● **Data segment**:
○ ○ ○ ○ ○

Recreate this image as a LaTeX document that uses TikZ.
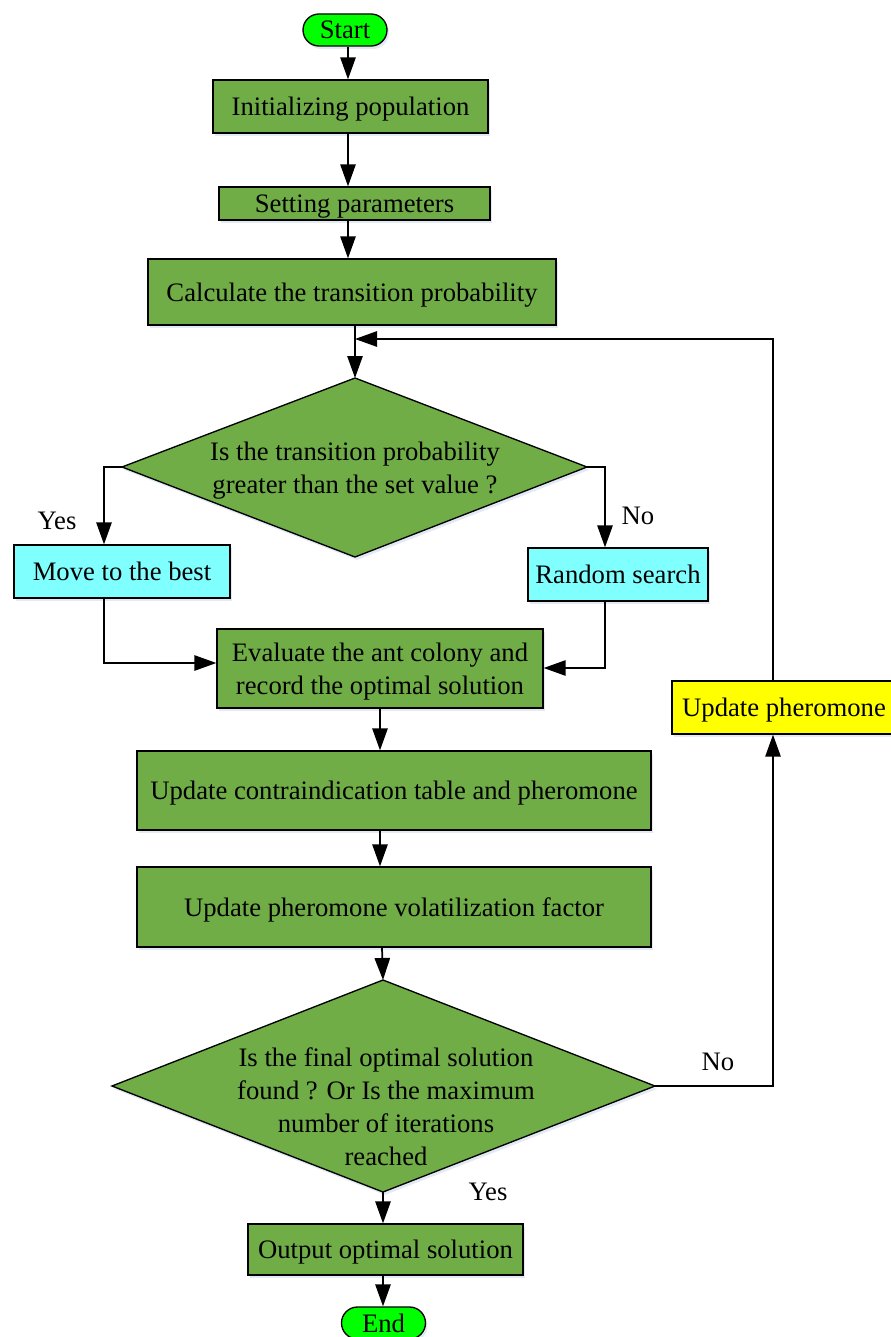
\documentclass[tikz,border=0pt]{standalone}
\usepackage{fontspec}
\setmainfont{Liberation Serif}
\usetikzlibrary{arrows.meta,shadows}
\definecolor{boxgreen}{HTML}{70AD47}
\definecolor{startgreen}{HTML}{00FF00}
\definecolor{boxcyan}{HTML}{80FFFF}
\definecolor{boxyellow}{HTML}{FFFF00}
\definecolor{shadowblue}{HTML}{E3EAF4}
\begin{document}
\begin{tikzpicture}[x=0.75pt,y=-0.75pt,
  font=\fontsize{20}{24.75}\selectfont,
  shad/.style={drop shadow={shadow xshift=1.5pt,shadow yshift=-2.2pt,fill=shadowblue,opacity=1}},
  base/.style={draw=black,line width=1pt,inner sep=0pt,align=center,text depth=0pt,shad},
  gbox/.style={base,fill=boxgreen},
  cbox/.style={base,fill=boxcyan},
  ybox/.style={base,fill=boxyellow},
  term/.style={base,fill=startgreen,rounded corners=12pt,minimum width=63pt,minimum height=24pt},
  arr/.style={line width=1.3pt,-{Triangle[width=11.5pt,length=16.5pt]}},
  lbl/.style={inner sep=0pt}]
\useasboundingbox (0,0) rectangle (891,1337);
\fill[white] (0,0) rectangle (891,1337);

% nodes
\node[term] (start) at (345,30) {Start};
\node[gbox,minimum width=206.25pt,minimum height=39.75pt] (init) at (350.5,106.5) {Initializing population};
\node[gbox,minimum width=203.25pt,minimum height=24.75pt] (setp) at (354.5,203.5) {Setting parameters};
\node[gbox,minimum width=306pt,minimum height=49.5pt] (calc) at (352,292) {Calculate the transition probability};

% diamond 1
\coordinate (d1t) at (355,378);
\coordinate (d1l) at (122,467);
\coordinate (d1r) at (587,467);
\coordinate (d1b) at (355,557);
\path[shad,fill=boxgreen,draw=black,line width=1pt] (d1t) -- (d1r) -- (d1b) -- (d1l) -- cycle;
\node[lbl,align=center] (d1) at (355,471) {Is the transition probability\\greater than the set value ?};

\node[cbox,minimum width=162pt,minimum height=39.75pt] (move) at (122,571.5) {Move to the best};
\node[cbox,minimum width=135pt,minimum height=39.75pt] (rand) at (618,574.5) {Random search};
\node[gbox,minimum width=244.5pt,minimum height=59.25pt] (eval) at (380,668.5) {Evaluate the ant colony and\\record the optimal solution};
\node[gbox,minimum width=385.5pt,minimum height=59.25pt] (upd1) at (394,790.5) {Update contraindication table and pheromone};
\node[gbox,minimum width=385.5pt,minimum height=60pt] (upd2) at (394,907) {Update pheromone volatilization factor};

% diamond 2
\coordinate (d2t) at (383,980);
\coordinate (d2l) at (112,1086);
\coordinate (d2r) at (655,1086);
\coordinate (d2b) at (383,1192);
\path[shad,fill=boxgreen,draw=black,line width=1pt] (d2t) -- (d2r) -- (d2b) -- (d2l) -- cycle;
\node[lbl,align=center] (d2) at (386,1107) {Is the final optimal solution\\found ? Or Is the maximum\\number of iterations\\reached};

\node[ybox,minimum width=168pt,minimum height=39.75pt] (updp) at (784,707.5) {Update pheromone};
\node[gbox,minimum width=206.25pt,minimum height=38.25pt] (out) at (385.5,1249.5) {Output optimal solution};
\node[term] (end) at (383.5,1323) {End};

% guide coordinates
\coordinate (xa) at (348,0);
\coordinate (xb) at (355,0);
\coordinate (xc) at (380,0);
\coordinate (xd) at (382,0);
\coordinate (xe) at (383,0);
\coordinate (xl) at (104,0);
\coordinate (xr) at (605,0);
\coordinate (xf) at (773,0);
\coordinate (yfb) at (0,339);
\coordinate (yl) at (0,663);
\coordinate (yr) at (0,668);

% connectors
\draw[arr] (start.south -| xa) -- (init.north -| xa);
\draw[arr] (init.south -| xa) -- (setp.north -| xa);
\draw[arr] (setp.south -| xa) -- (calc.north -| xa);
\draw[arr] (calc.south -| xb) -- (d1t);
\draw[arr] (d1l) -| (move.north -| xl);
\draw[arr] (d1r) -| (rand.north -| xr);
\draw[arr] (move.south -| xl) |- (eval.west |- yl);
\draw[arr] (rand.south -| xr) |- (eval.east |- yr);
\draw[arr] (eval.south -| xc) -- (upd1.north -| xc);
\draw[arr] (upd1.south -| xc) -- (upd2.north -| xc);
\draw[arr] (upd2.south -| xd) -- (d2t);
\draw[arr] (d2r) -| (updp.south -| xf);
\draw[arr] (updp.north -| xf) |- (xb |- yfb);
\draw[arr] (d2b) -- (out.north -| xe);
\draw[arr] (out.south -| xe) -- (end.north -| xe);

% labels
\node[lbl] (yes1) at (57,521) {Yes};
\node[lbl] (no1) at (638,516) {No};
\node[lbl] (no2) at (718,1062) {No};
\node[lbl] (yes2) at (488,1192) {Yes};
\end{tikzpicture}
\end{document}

○ ○ ○ ○ ○

Restate the entire listing word for word, excluding pictures.

Recreate this image as a LaTeX document that uses TikZ.
\documentclass[tikz,border=0pt]{standalone}
\usepackage{fontspec}
\setmainfont{Liberation Serif}
\usetikzlibrary{arrows.meta,shadows}
\definecolor{boxgreen}{HTML}{70AD47}
\definecolor{startgreen}{HTML}{00FF00}
\definecolor{boxcyan}{HTML}{80FFFF}
\definecolor{boxyellow}{HTML}{FFFF00}
\definecolor{shadowblue}{HTML}{E3EAF4}
\begin{document}
\begin{tikzpicture}[x=0.75pt,y=-0.75pt,
  font=\fontsize{20}{24.75}\selectfont,
  shad/.style={drop shadow={shadow xshift=1.5pt,shadow yshift=-2.2pt,fill=shadowblue,opacity=1}},
  base/.style={draw=black,line width=1pt,inner sep=0pt,align=center,text depth=0pt,shad},
  gbox/.style={base,fill=boxgreen},
  cbox/.style={base,fill=boxcyan},
  ybox/.style={base,fill=boxyellow},
  term/.style={base,fill=startgreen,rounded corners=12pt,minimum width=63pt,minimum height=24pt},
  arr/.style={line width=1.3pt,-{Triangle[width=11.5pt,length=16.5pt]}},
  lbl/.style={inner sep=0pt}]
\useasboundingbox (0,0) rectangle (891,1337);
\fill[white] (0,0) rectangle (891,1337);

% nodes
\node[term] (start) at (345,30) {Start};
\node[gbox,minimum width=206.25pt,minimum height=39.75pt] (init) at (350.5,106.5) {Initializing population};
\node[gbox,minimum width=203.25pt,minimum height=24.75pt] (setp) at (354.5,203.5) {Setting parameters};
\node[gbox,minimum width=306pt,minimum height=49.5pt] (calc) at (352,292) {Calculate the transition probability};

% diamond 1
\coordinate (d1t) at (355,378);
\coordinate (d1l) at (122,467);
\coordinate (d1r) at (587,467);
\coordinate (d1b) at (355,557);
\path[shad,fill=boxgreen,draw=black,line width=1pt] (d1t) -- (d1r) -- (d1b) -- (d1l) -- cycle;
\node[lbl,align=center] (d1) at (355,471) {Is the transition probability\\greater than the set value ?};

\node[cbox,minimum width=162pt,minimum height=39.75pt] (move) at (122,571.5) {Move to the best};
\node[cbox,minimum width=135pt,minimum height=39.75pt] (rand) at (618,574.5) {Random search};
\node[gbox,minimum width=244.5pt,minimum height=59.25pt] (eval) at (380,668.5) {Evaluate the ant colony and\\record the optimal solution};
\node[gbox,minimum width=385.5pt,minimum height=59.25pt] (upd1) at (394,790.5) {Update contraindication table and pheromone};
\node[gbox,minimum width=385.5pt,minimum height=60pt] (upd2) at (394,907) {Update pheromone volatilization factor};

% diamond 2
\coordinate (d2t) at (383,980);
\coordinate (d2l) at (112,1086);
\coordinate (d2r) at (655,1086);
\coordinate (d2b) at (383,1192);
\path[shad,fill=boxgreen,draw=black,line width=1pt] (d2t) -- (d2r) -- (d2b) -- (d2l) -- cycle;
\node[lbl,align=center] (d2) at (386,1107) {Is the final optimal solution\\found ? Or Is the maximum\\number of iterations\\reached};

\node[ybox,minimum width=168pt,minimum height=39.75pt] (updp) at (784,707.5) {Update pheromone};
\node[gbox,minimum width=206.25pt,minimum height=38.25pt] (out) at (385.5,1249.5) {Output optimal solution};
\node[term] (end) at (383.5,1323) {End};

% guide coordinates
\coordinate (xa) at (348,0);
\coordinate (xb) at (355,0);
\coordinate (xc) at (380,0);
\coordinate (xd) at (382,0);
\coordinate (xe) at (383,0);
\coordinate (xl) at (104,0);
\coordinate (xr) at (605,0);
\coordinate (xf) at (773,0);
\coordinate (yfb) at (0,339);
\coordinate (yl) at (0,663);
\coordinate (yr) at (0,668);

% connectors
\draw[arr] (start.south -| xa) -- (init.north -| xa);
\draw[arr] (init.south -| xa) -- (setp.north -| xa);
\draw[arr] (setp.south -| xa) -- (calc.north -| xa);
\draw[arr] (calc.south -| xb) -- (d1t);
\draw[arr] (d1l) -| (move.north -| xl);
\draw[arr] (d1r) -| (rand.north -| xr);
\draw[arr] (move.south -| xl) |- (eval.west |- yl);
\draw[arr] (rand.south -| xr) |- (eval.east |- yr);
\draw[arr] (eval.south -| xc) -- (upd1.north -| xc);
\draw[arr] (upd1.south -| xc) -- (upd2.north -| xc);
\draw[arr] (upd2.south -| xd) -- (d2t);
\draw[arr] (d2r) -| (updp.south -| xf);
\draw[arr] (updp.north -| xf) |- (xb |- yfb);
\draw[arr] (d2b) -- (out.north -| xe);
\draw[arr] (out.south -| xe) -- (end.north -| xe);

% labels
\node[lbl] (yes1) at (57,521) {Yes};
\node[lbl] (no1) at (638,516) {No};
\node[lbl] (no2) at (718,1062) {No};
\node[lbl] (yes2) at (488,1192) {Yes};
\end{tikzpicture}
\end{document}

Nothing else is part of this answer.